Uber today acknowledged that there was a massive data breach last October which led to the data of 57 million customers and drivers making its way into the hands of hackers. The company kept this breach a secret and even paid the hackers $100,000 to keep the breach under wraps.
The data breach included the name and driver license numbers of around 600,000 Uber drivers in the United States. Additionally, personal information like email addresses and phone number of 57 million Uber users across the world was also leaked. The job was done by two hackers who managed to gain access to confidential information stored on GitHub. From there, they found the login credentials of one of Uber’s cloud providers from where they were able to download data related to the drivers and Uber users.
Uber’s new CEO Dara Khosrowshahi in a blog post details that the company is now taking the help of Matt Olsen, a cybersecurity consulting firm, to guide Uber’s security team and the process going forward. It is also providing affected drivers with free credit monitoring and identity theft protection while also notifying all regulatory authorities. The company has also fired two of the employees who led the response to the data breach.
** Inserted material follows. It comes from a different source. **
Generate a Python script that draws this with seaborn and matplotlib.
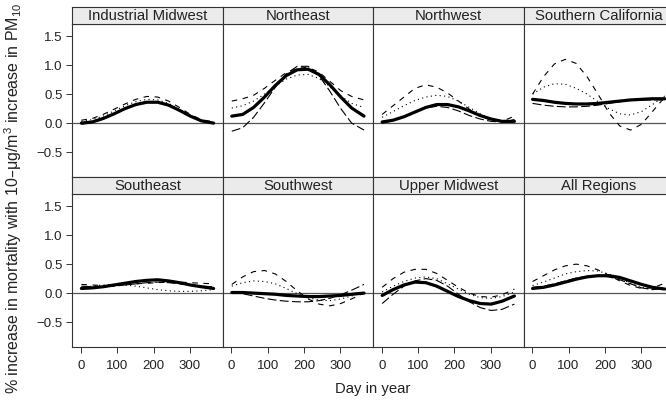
import matplotlib
matplotlib.use("Agg")
import matplotlib.pyplot as plt
import seaborn as sns
import pandas as pd

# ---------------- data ----------------
regions = ["Industrial Midwest", "Northeast", "Northwest", "Southern California",
           "Southeast", "Southwest", "Upper Midwest", "All Regions"]
days = [1, 31, 61, 91, 121, 151, 181, 211, 241, 271, 301, 331, 365]

# thick solid line
solid = [
    [0.00, 0.02, 0.08, 0.16, 0.25, 0.32, 0.36, 0.36, 0.31, 0.22, 0.12, 0.04, 0.00],
    [0.12, 0.15, 0.27, 0.45, 0.65, 0.82, 0.92, 0.93, 0.84, 0.66, 0.45, 0.26, 0.12],
    [0.02, 0.05, 0.11, 0.19, 0.27, 0.32, 0.32, 0.28, 0.21, 0.13, 0.07, 0.03, 0.03],
    [0.41, 0.39, 0.36, 0.34, 0.33, 0.33, 0.34, 0.36, 0.38, 0.40, 0.41, 0.42, 0.42],
    [0.08, 0.09, 0.11, 0.14, 0.17, 0.20, 0.22, 0.23, 0.21, 0.18, 0.14, 0.11, 0.08],
    [0.01, 0.01, 0.00, -0.01, -0.02, -0.04, -0.05, -0.06, -0.06, -0.05, -0.04, -0.02, 0.00],
    [-0.04, 0.06, 0.14, 0.19, 0.18, 0.12, 0.03, -0.06, -0.13, -0.18, -0.19, -0.14, -0.05],
    [0.08, 0.10, 0.14, 0.19, 0.24, 0.28, 0.30, 0.30, 0.27, 0.21, 0.15, 0.10, 0.07],
]
# short-dashed line
dashed = [
    [0.05, 0.08, 0.15, 0.24, 0.33, 0.41, 0.46, 0.45, 0.38, 0.27, 0.15, 0.06, 0.02],
    [0.38, 0.42, 0.48, 0.60, 0.74, 0.87, 0.95, 0.96, 0.88, 0.72, 0.56, 0.46, 0.40],
    [0.15, 0.30, 0.45, 0.60, 0.66, 0.62, 0.52, 0.38, 0.24, 0.12, 0.05, 0.03, 0.12],
    [0.50, 0.80, 1.02, 1.10, 1.03, 0.80, 0.50, 0.18, -0.05, -0.12, -0.02, 0.20, 0.45],
    [0.15, 0.14, 0.13, 0.13, 0.14, 0.16, 0.17, 0.18, 0.19, 0.19, 0.18, 0.17, 0.16],
    [0.15, 0.28, 0.37, 0.39, 0.33, 0.20, 0.04, -0.10, -0.19, -0.22, -0.18, -0.10, 0.00],
    [0.10, 0.25, 0.36, 0.41, 0.41, 0.34, 0.22, 0.10, 0.00, -0.06, -0.07, -0.03, 0.07],
    [0.20, 0.30, 0.40, 0.47, 0.50, 0.47, 0.40, 0.31, 0.21, 0.13, 0.08, 0.09, 0.17],
]
# dotted line
dotted = [
    [0.03, 0.06, 0.12, 0.21, 0.30, 0.37, 0.41, 0.40, 0.34, 0.24, 0.13, 0.05, 0.01],
    [0.26, 0.30, 0.38, 0.50, 0.64, 0.76, 0.83, 0.84, 0.77, 0.63, 0.47, 0.34, 0.27],
    [0.10, 0.20, 0.30, 0.39, 0.45, 0.48, 0.46, 0.38, 0.27, 0.16, 0.07, 0.03, 0.05],
    [0.50, 0.62, 0.68, 0.67, 0.60, 0.50, 0.37, 0.25, 0.16, 0.14, 0.20, 0.32, 0.47],
    [0.10, 0.12, 0.14, 0.15, 0.14, 0.12, 0.09, 0.06, 0.04, 0.03, 0.03, 0.04, 0.06],
    [0.12, 0.18, 0.21, 0.20, 0.16, 0.08, -0.01, -0.08, -0.12, -0.13, -0.10, -0.05, 0.02],
    [0.02, 0.12, 0.20, 0.26, 0.28, 0.25, 0.16, 0.07, -0.02, -0.08, -0.09, -0.06, 0.02],
    [0.13, 0.19, 0.26, 0.33, 0.37, 0.39, 0.38, 0.33, 0.25, 0.17, 0.10, 0.07, 0.08],
]
# long-dashed line
longdash = [
    [-0.02, 0.01, 0.07, 0.15, 0.25, 0.33, 0.37, 0.37, 0.32, 0.23, 0.12, 0.03, -0.01],
    [-0.14, -0.08, 0.10, 0.35, 0.62, 0.85, 0.98, 0.98, 0.82, 0.55, 0.25, 0.00, -0.12],
    [0.00, 0.04, 0.11, 0.19, 0.26, 0.29, 0.27, 0.21, 0.13, 0.07, 0.03, 0.02, 0.06],
    [0.34, 0.31, 0.29, 0.28, 0.28, 0.29, 0.31, 0.34, 0.37, 0.39, 0.40, 0.40, 0.40],
    [0.12, 0.11, 0.11, 0.12, 0.14, 0.16, 0.18, 0.19, 0.18, 0.16, 0.14, 0.12, 0.11],
    [0.03, -0.01, -0.05, -0.09, -0.12, -0.14, -0.15, -0.15, -0.13, -0.09, -0.03, 0.05, 0.15],
    [-0.18, -0.02, 0.12, 0.21, 0.25, 0.22, 0.12, -0.02, -0.15, -0.25, -0.30, -0.28, -0.19],
    [0.10, 0.12, 0.16, 0.21, 0.26, 0.29, 0.30, 0.28, 0.23, 0.16, 0.09, 0.06, 0.08],
]
x_ticks = [0, 100, 200, 300]
y_ticks = [-0.5, 0.0, 0.5, 1.0, 1.5]

# ---------------- styling ----------------
sns.set_style("white")
plt.rcParams["font.family"] = ["Liberation Sans", "DejaVu Sans"]
plt.rcParams["mathtext.default"] = "regular"
plt.rcParams["axes.unicode_minus"] = True

W, H = 666, 400
fig = plt.figure(figsize=(W / 100, H / 100), dpi=100)

def px_axes(x0, y0, w, h):
    return fig.add_axes([x0 / W, 1 - (y0 + h) / H, w / W, h / H])

col_left = [72.3, 222.7, 373.1, 523.5]
pw = 150.4
row_top = [24, 194]
ph = 153
strip_h = 17

edge = "#333333"
line_styles = [
    (solid, "-", 2.3),
    (dashed, (0, (5, 5)), 0.8),
    (dotted, (0, (1, 3)), 0.8),
    (longdash, (0, (8, 3)), 0.8),
]

for i, reg in enumerate(regions):
    r, c = divmod(i, 4)
    ax = px_axes(col_left[c], row_top[r], pw, ph)
    ax.axhline(0, color="#555555", lw=0.9, zorder=1)
    for series, ls, lw in line_styles[::-1]:
        df = pd.DataFrame({"day": days, "val": series[i]})
        sns.lineplot(data=df, x="day", y="val", ax=ax, color="black",
                     linestyle=ls, linewidth=lw, zorder=3 if ls == "-" else 2)
    ax.set_xlim(-24, 390)
    ax.set_ylim(-0.93, 1.71)
    ax.set_xlabel("")
    ax.set_ylabel("")
    for s in ax.spines.values():
        s.set_color(edge)
        s.set_linewidth(0.8)
    ax.set_xticks(x_ticks)
    ax.set_yticks(y_ticks)
    ax.tick_params(axis="both", direction="out", length=4.5, width=0.7,
                   color=edge, labelsize=9.5, labelcolor="#222222")
    ax.tick_params(axis="x", pad=5)
    ax.tick_params(axis="y", pad=2.5)
    if r == 0:
        ax.tick_params(axis="x", bottom=False, labelbottom=False)
    else:
        ax.tick_params(axis="x", bottom=True, labelbottom=True)
    if c == 0:
        ax.tick_params(axis="y", left=True, labelleft=True)
        ax.set_yticklabels(["\u22120.5", "0.0", "0.5", "1.0", "1.5"])
    else:
        ax.tick_params(axis="y", left=False, labelleft=False)

    # strip
    sax = px_axes(col_left[c], row_top[r] - strip_h, pw, strip_h)
    sax.set_facecolor("#ebebeb")
    sax.set_xticks([])
    sax.set_yticks([])
    for s in sax.spines.values():
        s.set_color(edge)
        s.set_linewidth(0.8)
    sax.text(0.5, 0.47, reg, ha="center", va="center", fontsize=10.7,
             color="#222222", transform=sax.transAxes)

fig.text(373 / W, 1 - 389 / H, "Day in year", ha="center", va="center",
         fontsize=10.7, color="#222222")
fig.text(13 / W, 1 - 198 / H,
         "% increase in mortality with 10\u2013\u03bcg/m$^3$ increase in PM$_{10}$",
         ha="center", va="center", rotation=90, fontsize=11.5, color="#222222")

fig.savefig("out.png", dpi=100, facecolor="white")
“None of this should have happened, and I will not make excuses for it. While I can’t erase the past, I can commit on behalf of every Uber employee that we will learn from our mistakes. We are changing the way we do business, putting integrity at the core of every decision we make and working hard to earn the trust of our customers.” Uber’s CEO Dara Khosrowshahi said in a statement.
Uber says that it ensured the hackers deleted the leaked data and that there was no evidence of fraud. Since the breach, Uber has already fixed that loophole and has further bolstered its security to ensure something like this does not happen again in the future.